What you have to do
Return all lines where the word "this" can be found.

** Start of Dataset excerpts **

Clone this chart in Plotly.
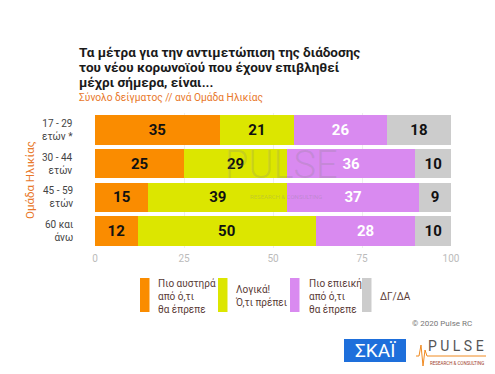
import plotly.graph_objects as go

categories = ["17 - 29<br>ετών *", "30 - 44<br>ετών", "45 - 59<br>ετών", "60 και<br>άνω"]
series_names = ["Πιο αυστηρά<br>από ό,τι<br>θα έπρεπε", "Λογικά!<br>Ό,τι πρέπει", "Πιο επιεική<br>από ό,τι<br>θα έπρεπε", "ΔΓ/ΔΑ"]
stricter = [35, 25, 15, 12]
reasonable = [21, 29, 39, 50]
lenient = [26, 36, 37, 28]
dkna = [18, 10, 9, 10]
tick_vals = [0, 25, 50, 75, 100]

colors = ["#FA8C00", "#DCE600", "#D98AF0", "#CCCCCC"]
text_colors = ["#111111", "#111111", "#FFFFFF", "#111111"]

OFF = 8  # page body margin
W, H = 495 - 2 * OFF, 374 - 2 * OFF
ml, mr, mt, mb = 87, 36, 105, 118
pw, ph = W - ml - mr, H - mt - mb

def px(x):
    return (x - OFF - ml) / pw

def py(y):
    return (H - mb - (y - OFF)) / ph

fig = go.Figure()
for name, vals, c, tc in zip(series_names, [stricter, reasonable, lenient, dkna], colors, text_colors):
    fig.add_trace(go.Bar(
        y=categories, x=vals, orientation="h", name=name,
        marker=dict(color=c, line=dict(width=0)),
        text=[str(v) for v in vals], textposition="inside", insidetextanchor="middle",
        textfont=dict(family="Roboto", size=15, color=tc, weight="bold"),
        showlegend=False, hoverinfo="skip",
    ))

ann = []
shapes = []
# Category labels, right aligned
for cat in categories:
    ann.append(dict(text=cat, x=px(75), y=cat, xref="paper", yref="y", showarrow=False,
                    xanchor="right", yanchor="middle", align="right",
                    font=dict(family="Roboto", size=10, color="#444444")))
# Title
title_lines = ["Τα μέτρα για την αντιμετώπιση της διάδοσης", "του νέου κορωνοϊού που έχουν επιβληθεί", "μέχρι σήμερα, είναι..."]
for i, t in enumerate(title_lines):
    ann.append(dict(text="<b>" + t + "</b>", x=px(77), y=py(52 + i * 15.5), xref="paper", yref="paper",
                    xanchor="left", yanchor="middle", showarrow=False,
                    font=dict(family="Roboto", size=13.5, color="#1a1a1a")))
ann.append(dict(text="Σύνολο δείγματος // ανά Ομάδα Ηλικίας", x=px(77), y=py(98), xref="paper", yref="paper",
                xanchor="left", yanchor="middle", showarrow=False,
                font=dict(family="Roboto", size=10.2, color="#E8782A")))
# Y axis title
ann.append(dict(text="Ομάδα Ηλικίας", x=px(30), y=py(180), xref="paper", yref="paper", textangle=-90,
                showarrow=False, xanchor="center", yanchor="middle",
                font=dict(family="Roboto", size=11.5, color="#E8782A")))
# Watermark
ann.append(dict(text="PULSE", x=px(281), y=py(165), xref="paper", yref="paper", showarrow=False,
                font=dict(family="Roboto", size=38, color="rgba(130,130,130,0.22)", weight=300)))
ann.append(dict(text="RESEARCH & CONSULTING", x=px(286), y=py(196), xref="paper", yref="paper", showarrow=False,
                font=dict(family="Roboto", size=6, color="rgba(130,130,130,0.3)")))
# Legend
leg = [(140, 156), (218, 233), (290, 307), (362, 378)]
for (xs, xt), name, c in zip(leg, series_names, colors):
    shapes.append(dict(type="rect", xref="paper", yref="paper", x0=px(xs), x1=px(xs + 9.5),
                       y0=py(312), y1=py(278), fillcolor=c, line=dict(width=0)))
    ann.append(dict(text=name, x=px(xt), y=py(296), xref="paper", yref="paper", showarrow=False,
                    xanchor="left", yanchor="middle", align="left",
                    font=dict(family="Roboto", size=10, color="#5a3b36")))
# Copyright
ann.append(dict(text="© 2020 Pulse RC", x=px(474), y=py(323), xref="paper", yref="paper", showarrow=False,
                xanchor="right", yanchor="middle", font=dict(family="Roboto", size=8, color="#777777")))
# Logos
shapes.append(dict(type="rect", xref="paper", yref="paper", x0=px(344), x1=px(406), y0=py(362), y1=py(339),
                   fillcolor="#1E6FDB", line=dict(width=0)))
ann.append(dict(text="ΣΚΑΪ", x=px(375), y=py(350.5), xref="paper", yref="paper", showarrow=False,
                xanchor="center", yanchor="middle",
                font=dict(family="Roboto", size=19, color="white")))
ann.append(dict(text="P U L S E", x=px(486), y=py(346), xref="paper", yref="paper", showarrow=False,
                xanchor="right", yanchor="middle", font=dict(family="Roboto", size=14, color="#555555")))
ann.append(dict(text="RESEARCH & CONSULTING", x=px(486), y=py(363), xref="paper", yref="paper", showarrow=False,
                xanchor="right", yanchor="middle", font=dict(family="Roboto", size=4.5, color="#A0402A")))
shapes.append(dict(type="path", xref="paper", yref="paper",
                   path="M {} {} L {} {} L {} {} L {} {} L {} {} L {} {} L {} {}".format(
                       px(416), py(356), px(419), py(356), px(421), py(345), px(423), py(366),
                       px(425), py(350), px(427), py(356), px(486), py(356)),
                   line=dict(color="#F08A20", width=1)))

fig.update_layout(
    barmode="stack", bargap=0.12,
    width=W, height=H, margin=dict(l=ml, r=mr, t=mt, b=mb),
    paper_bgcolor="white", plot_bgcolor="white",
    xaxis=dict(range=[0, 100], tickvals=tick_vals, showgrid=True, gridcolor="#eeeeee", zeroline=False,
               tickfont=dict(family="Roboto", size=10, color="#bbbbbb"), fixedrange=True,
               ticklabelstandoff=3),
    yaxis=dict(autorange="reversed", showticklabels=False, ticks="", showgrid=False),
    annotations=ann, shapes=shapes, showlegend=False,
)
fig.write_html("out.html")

** End of Dataset excerpts **
** Start of Dataset excerpts **

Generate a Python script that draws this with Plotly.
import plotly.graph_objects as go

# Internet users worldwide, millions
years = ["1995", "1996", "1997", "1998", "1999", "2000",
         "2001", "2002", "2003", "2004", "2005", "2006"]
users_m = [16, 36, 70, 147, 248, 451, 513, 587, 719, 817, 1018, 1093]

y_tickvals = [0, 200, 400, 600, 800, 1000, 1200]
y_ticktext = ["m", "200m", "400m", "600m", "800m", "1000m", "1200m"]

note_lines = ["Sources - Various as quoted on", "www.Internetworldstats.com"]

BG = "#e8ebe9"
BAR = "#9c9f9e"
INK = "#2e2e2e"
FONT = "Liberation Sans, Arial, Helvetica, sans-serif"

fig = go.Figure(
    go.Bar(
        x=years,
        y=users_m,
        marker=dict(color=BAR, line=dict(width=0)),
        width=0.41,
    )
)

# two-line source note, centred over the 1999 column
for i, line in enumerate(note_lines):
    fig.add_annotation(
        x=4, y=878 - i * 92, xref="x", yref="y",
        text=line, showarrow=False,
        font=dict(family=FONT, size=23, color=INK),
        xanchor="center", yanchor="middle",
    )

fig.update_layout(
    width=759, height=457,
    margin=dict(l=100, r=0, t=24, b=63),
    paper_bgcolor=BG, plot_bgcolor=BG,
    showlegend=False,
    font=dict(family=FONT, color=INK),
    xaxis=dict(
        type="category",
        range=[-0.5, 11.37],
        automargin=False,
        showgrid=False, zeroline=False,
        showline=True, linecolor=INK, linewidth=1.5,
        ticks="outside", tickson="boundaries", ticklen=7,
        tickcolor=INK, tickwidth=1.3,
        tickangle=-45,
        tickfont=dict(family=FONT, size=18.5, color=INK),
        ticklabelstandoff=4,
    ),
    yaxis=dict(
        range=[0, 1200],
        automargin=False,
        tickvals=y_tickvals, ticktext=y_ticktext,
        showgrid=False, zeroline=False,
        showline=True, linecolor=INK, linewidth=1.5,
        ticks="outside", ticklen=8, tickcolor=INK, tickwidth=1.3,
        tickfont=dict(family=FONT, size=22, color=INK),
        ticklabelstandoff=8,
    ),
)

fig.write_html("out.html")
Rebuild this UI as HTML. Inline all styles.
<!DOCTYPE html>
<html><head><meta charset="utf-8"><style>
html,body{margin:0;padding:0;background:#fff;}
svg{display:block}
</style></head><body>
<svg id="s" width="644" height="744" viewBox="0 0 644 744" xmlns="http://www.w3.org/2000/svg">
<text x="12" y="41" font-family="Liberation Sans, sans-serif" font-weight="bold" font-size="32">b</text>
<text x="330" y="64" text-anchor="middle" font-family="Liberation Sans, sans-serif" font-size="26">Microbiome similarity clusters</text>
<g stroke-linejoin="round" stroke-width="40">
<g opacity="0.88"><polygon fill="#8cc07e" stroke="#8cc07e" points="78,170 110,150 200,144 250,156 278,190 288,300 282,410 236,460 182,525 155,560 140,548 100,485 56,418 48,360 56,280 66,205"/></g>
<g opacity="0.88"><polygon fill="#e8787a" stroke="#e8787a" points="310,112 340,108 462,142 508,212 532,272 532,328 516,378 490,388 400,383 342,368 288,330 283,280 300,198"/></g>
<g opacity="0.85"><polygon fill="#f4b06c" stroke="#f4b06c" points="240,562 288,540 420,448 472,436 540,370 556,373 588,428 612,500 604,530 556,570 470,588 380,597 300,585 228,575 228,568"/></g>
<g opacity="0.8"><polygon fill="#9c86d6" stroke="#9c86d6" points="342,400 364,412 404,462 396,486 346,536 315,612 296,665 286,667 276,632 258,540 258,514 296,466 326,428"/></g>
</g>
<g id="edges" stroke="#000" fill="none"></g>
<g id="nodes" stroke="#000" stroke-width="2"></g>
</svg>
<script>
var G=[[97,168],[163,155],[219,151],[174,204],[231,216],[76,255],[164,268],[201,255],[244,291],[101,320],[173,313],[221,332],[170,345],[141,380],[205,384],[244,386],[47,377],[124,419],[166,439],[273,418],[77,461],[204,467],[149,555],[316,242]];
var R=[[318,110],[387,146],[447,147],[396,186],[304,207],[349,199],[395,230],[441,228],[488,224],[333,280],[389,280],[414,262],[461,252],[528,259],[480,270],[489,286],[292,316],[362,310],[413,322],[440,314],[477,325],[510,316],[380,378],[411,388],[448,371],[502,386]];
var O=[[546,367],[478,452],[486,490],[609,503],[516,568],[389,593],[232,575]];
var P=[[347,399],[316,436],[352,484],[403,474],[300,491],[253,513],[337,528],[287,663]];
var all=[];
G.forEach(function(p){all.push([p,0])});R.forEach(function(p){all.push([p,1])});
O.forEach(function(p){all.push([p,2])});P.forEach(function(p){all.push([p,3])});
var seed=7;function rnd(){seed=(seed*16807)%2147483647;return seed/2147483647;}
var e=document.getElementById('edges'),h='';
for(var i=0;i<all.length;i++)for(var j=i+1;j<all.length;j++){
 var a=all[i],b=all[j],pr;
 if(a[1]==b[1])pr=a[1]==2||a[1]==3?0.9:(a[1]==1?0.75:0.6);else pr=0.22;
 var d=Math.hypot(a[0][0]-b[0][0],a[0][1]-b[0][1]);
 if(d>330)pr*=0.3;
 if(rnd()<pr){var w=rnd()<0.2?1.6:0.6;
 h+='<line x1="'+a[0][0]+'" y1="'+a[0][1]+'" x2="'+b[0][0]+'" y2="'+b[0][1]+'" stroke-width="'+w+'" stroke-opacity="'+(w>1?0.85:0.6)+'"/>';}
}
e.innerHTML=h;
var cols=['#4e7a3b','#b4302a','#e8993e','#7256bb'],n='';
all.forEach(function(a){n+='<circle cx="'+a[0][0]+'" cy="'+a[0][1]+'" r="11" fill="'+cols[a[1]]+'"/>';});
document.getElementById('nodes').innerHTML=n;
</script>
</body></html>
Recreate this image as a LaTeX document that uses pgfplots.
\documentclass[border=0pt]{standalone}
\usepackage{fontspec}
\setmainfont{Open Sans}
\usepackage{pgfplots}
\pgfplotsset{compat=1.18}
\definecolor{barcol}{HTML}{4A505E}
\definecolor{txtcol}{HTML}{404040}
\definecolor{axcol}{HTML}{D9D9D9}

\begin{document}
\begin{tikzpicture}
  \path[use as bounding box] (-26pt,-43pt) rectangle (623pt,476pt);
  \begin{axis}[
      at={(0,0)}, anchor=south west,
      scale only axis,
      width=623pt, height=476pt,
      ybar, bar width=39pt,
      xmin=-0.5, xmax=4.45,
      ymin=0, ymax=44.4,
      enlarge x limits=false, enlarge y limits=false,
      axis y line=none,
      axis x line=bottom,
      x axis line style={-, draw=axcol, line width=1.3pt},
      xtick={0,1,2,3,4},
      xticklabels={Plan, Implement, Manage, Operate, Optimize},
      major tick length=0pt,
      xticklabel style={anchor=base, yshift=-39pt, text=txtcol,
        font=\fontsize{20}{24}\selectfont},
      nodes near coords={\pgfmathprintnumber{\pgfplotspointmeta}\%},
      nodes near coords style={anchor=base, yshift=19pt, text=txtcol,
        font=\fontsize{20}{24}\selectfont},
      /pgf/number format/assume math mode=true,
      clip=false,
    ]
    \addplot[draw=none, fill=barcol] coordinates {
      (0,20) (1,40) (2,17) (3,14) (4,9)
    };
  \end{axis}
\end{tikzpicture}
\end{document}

** End of Dataset excerpts **

Solution to the exercise
Clone this chart in Plotly.
Generate a Python script that draws this with Plotly.
Rebuild this UI as HTML. Inline all styles.
Recreate this image as a LaTeX document that uses pgfplots.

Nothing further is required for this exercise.